The sad and inhumane fact of the matter is that those that have, rarely want to help those that don’t have anything at all, and need help, survive. Honestly, how many residents of San Francisco make sympathetic sounds but really see the death of addicts as the problem solving itself? Society has lost its humanity. I am not here to soothe or tell people they did their best. I didn’t do my best. I should have had narcan on me, I should have gone to a harm reduction center and made sure I had some in my bag. Society is failing, politics is failing. We are failing both as a community and as individuals.
People want to know what they get out of helping. How does it benefit society? That young man, had he lived, had someone had narcan, could have gone on to recover his life and do good. He deserved a chance to try. I looked for free narcan in San Francisco. It is stupidly hard to locate. Anyone should be able to go to a drug store and pick it up for free. In the end what we need to ask ourselves is who are we? Are we good with letting people suffer, get sick and die? Are we happy with that situation, or do we want to act like human beings with empathy and a soul and pull others up to where we are? I am not giving up hope that there are more good people than bad out there, and to be frank, the bad are not the ones sleeping outside, they are the victims of a useless, pointless, uncaring society and politicians who are not willing to listen to those that know how to help and actually do something that will make things better.

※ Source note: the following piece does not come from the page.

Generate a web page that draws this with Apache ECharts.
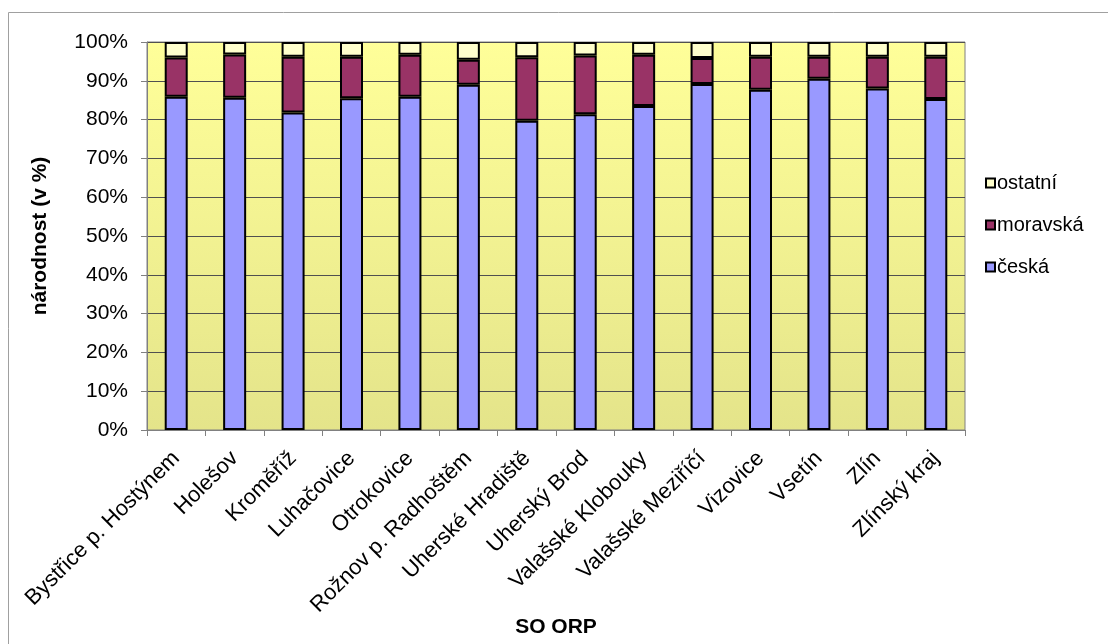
<!DOCTYPE html>
<html>
<head>
<meta charset="utf-8">
<script src="https://cdn.jsdelivr.net/npm/echarts@6/dist/echarts.min.js"></script>
<style>html,body{margin:0;padding:0;background:#fff}#c{width:1108px;height:644px}</style>
</head>
<body>
<div id="c"></div>
<script>
const categories = ["Bystřice p. Hostýnem","Holešov","Kroměříž","Luhačovice","Otrokovice","Rožnov p. Radhoštěm","Uherské Hradiště","Uherský Brod","Valašské Klobouky","Valašské Meziříčí","Vizovice","Vsetín","Zlín","Zlínský kraj"];
const ceska    = [85.9, 85.6, 81.8, 85.5, 85.9, 89.0, 79.7, 81.4, 83.5, 89.2, 87.7, 90.5, 88.0, 85.3];
const moravska = [10.1, 11.2, 14.4, 10.7, 10.8, 6.4, 16.4, 15.1, 13.2, 6.7, 8.5, 5.7, 8.2, 10.9];
const ostatni  = [4.0, 3.2, 3.8, 3.8, 3.3, 4.6, 3.9, 3.5, 3.3, 4.1, 3.8, 3.8, 3.8, 3.8];
const yTicks = [0,10,20,30,40,50,60,70,80,90,100];

const FONT = "Liberation Sans, Arial, sans-serif";
const chart = echarts.init(document.getElementById('c'), null, {renderer:'canvas'});
const barStyle = c => ({color:c, borderColor:'#000', borderWidth:2});
chart.setOption({
  animation:false,
  textStyle:{fontFamily:FONT},
  graphic:[{type:'rect', shape:{x:8.5,y:12.5,width:1200,height:700}, style:{fill:'none', stroke:'#a0a0a0', lineWidth:1}, z:-1}],
  grid:{left:147, right:143, top:42, bottom:214, show:true, outerBoundsMode:'none', containLabel:false,
    borderColor:'#808080', borderWidth:1,
    backgroundColor:new echarts.graphic.LinearGradient(0,0,0,1,[{offset:0,color:'#FFFF99'},{offset:1,color:'#E4E48A'}])},
  legend:{orient:'vertical', left:985, top:173, padding:0, itemWidth:9, itemHeight:9, itemGap:22,
    data:['ostatní','moravská','česká'],
    textStyle:{fontSize:20, color:'#000', fontFamily:FONT, padding:[0,0,0,-3]},
    icon:'rect'},
  xAxis:{type:'category', data:categories, name:'SO ORP', nameLocation:'middle', nameGap:187, nameMoveOverlap:false,
    nameTextStyle:{fontSize:21, fontWeight:'bold', color:'#000'},
    axisLine:{lineStyle:{color:'#808080'}}, axisTick:{show:true, length:6, lineStyle:{color:'#808080'}},
    axisLabel:{rotate:45, fontSize:22, color:'#000', margin:25, interval:0}},
  yAxis:{type:'value', min:0, max:100, interval:10, name:'národnost (v %)', nameLocation:'middle', nameGap:96, nameMoveOverlap:false,
    nameTextStyle:{fontSize:21, fontWeight:'bold', color:'#000'},
    axisLine:{show:true, lineStyle:{color:'#808080'}}, axisTick:{show:true, length:6, lineStyle:{color:'#808080'}},
    axisLabel:{formatter: v => yTicks.includes(v) ? v + '%' : '', fontSize:21, color:'#000', margin:19},
    splitLine:{lineStyle:{color:'#505050', width:1}}},
  series:[
    {name:'česká', type:'bar', stack:'a', data:ceska, barWidth:23, itemStyle:barStyle('#9999FF')},
    {name:'moravská', type:'bar', stack:'a', data:moravska, barWidth:23, itemStyle:barStyle('#993366')},
    {name:'ostatní', type:'bar', stack:'a', data:ostatni, barWidth:23, itemStyle:barStyle('#FFFFCC')}
  ]
});
</script>
</body>
</html>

To that end, I would say, if you have any heart at all, vote for Chesa Boudin this November. He does not criminalize addiction, he worked very hard indeed to stop victimizing those who are already victims of a society riddled with institutionalized racism, lack of care and a fetish for punishment instead of assistance. The Tenderloin felt safer when he was in charge, and my block has never been so bad since he has been gone. Rehabilitation and treatment works, punishment and criminalization does not.
For the love of all that is good, there are people out there who don’t have time for things to change for the better. Do something now.